ROANOKE TIMES Copyright (c) 1996, Roanoke Times DATE: Thursday, November 28, 1996 TAG: 9611290046 SECTION: VIRGINIA PAGE: C1 EDITION: HOLIDAY SOURCE: JAN VERTEFEUILLE STAFF WRITER
A CORRECTIONAL officer erred in putting the victim in a cell with a violent inmate, the judge ruled, but the head of the Augusta Correctional Center was not liable.
A state prisoner who was raped by his cellmate may have been the victim of "poor judgment" by a correctional officer who made his cell assignment, but he does not have a claim against the warden of Augusta Correctional Center, a federal judge has ruled.
U.S. District Judge Samuel Wilson ruled that the officer who assigned William Dixon to a cell with Johnny Turner, a violent inmate, "should have known of the likelihood that Turner would eventually attack Dixon in some manner, although the sexual battery was not necessarily foreseeable."
But the cell-assignment policy itself was not "constitutionally deficient" and the warden was not proven to be "deliberately indifferent" to a risk to Dixon, Wilson ruled. Because of that, he could not find in Dixon's favor.
Dixon, 24, is serving a 15-year sentence for robbery. He reported being raped in May 1994, four nights after being assigned to share a cell with Turner.
Turner admitted having sex with Dixon, but maintained that it was consensual.
Turner had committed more than 30 major institutional violations at various prisons, including hitting and beating fellow inmates and correctional officers. He also was involved in a violent hostage-taking incident at Mecklenburg Correctional Center in 1984, according to prison officials.

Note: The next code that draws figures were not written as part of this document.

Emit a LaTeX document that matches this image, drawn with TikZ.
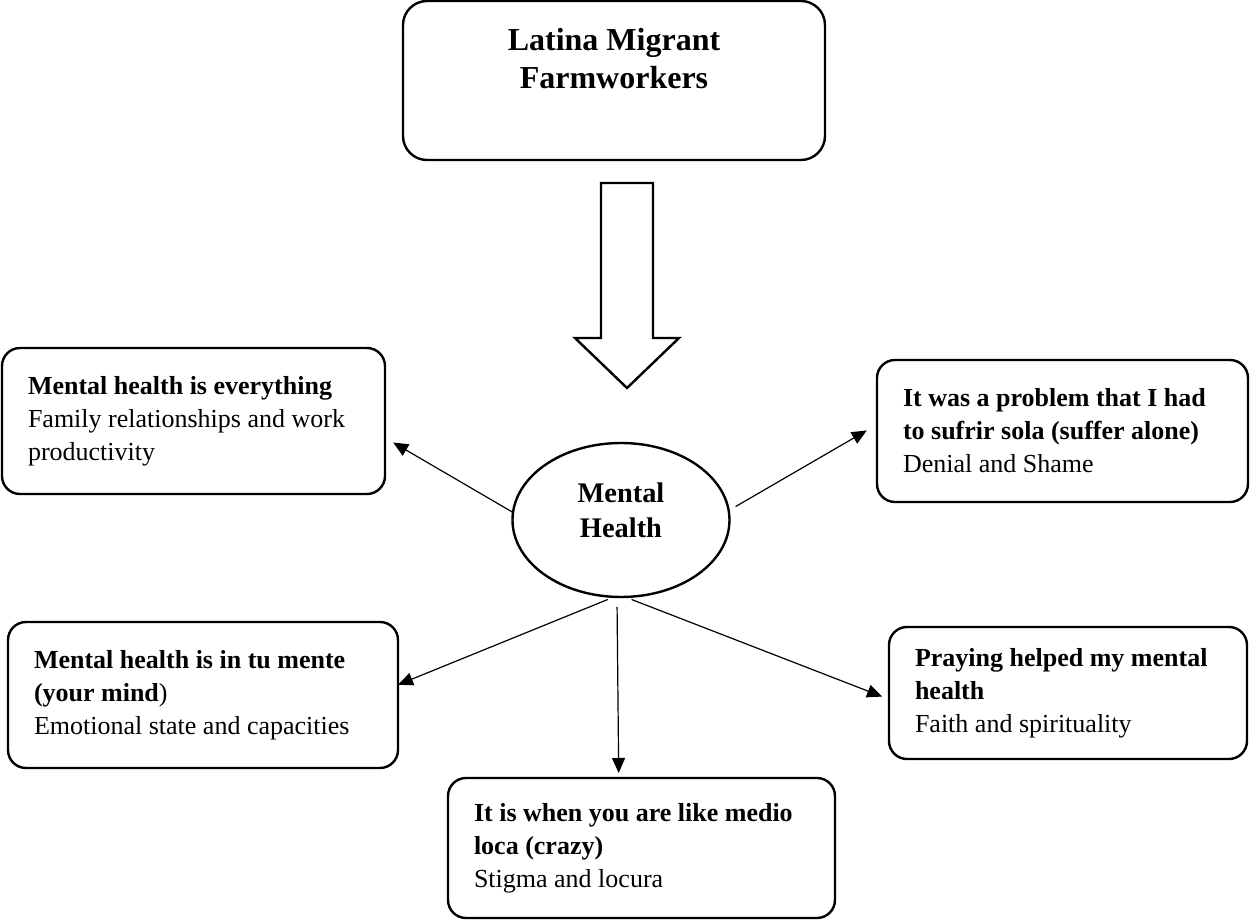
\documentclass[tikz,border=0pt]{standalone}
\usepackage{fontspec}
\setmainfont{Liberation Serif}
\usepackage{tikz}
\usetikzlibrary{arrows.meta}
\usetikzlibrary{shapes.geometric}
\newcommand{\themefont}{\fontsize{13pt}{16.5pt}\selectfont}
\newcommand{\rootfont}{\fontsize{16pt}{19pt}\selectfont\bfseries}
\newcommand{\centrefont}{\fontsize{14.2pt}{17.5pt}\selectfont\bfseries}
\tikzstyle{box}=[draw, line width=1.2pt, inner ysep=0, outer sep=0]
\tikzstyle{rootbox}=[box, rounded corners=12pt, align=center, font=\rootfont,
                     minimum width=211pt, minimum height=79.5pt]
\tikzstyle{themebox}=[box, rounded corners=9pt, align=flush left, inner xsep=13pt, font=\themefont]
\tikzstyle{centre}=[box, ellipse, inner sep=0, align=center, font=\centrefont,
                    minimum width=108.5pt, minimum height=77pt]
\tikzstyle{link}=[-{Triangle[length=7.5pt, width=6.5pt]}, line width=0.6pt]
% One unit is one pixel of the figure, y going down.
\tikzstyle{thememap}=[x=0.5pt, y=-0.5pt]

\begin{document}
\begin{tikzpicture}[thememap]
    \useasboundingbox (0, 0) rectangle (1250, 920);
    \node[rootbox] (farmworkers) at (614, 80.5) {Latina Migrant\\Farmworkers\rule[-22.5pt]{0pt}{0pt}};
    % Hollow arrow down to the centre.
    \draw[line width=1.2pt] (601, 183) -- (653, 183) -- (653, 338) -- (679, 338) -- (627, 388)
        -- (575, 338) -- (601, 338) -- cycle;
    \node[centre] (health) at (621, 520) {Mental\\Health\rule[-10.3pt]{0pt}{0pt}};

    \node[themebox, text width=165.5pt, minimum height=73pt] (everything) at (193.5, 421)
        {\textbf{Mental health is everything}\\Family relationships and work\\productivity};
    \node[themebox, text width=159.5pt, minimum height=71pt] (sola) at (1062.5, 431)
        {\textbf{It was a problem that I had}\\\textbf{to sufrir sola (suffer alone)}\\Denial and Shame};
    \node[themebox, text width=169pt, minimum height=73pt] (mente) at (203, 695)
        {\textbf{Mental health is in tu mente}\\\textbf{(your mind})\\Emotional state and capacities};
    \node[themebox, text width=153pt, minimum height=66pt] (praying) at (1068, 693)
        {\textbf{Praying helped my mental}\\\textbf{health}\\Faith and spirituality};
    \node[themebox, text width=167.5pt, minimum height=70pt] (loca) at (641.5, 848)
        {\textbf{It is when you are like medio}\\\textbf{loca (crazy)}\\Stigma and locura};

    \draw[link, shorten >=4.7pt] (health.176) -- (everything.-5);
    \draw[link, shorten <=4pt, shorten >=5.9pt] (health.5) -- (sola.178);
    \draw[link, shorten <=3.5pt] (health.265) -- (mente.3);
    \draw[link, shorten <=3.5pt, shorten >=3.7pt] (health.273) -- (praying.182);
    \draw[link, shorten <=5pt, shorten >=2.5pt] (health.267) -- (loca.108);
\end{tikzpicture}
\end{document}
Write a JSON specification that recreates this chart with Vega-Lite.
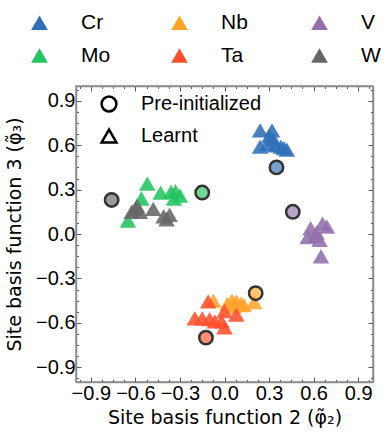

Turner is serving a 70-year sentence for rape, robbery, malicious wounding, drug-related charges and several other charges.
In his ruling, Wilson noted that warden Lonnie Saunders' knowledge of the cell assignment procedures at Augusta and of Turner's record was "less than optimal." Saunders testified at a hearing this summer that he knew Turner had attacked another inmate with a baseball bat in 1993.
In an earlier affidavit in a lawsuit filed by Turner, Saunders detailed Turner's record in prison. He said Turner had been punished for sexual advances toward others, indecent exposure and assault. Turner's suit, alleging constitutional violations in the way he was punished for the rape, was dismissed last year.
In assigning inmates to cells, officers must consider an inmate's propensity for violence and sexually predatory conduct as well as an inmate's potential for becoming a victim. The officer who assigned Turner and Dixon to the same cell testified that she believed most of Turner's violence had been directed at guards rather than inmates and that he hadn't committed any offenses for several months.
Saunders, the sole defendant in Dixon's suit, was not in his office Wednesday.
Turner was convicted in a prison hearing of assaulting Dixon and was punished with 15 days in isolation and the loss of 30 days of good conduct credit.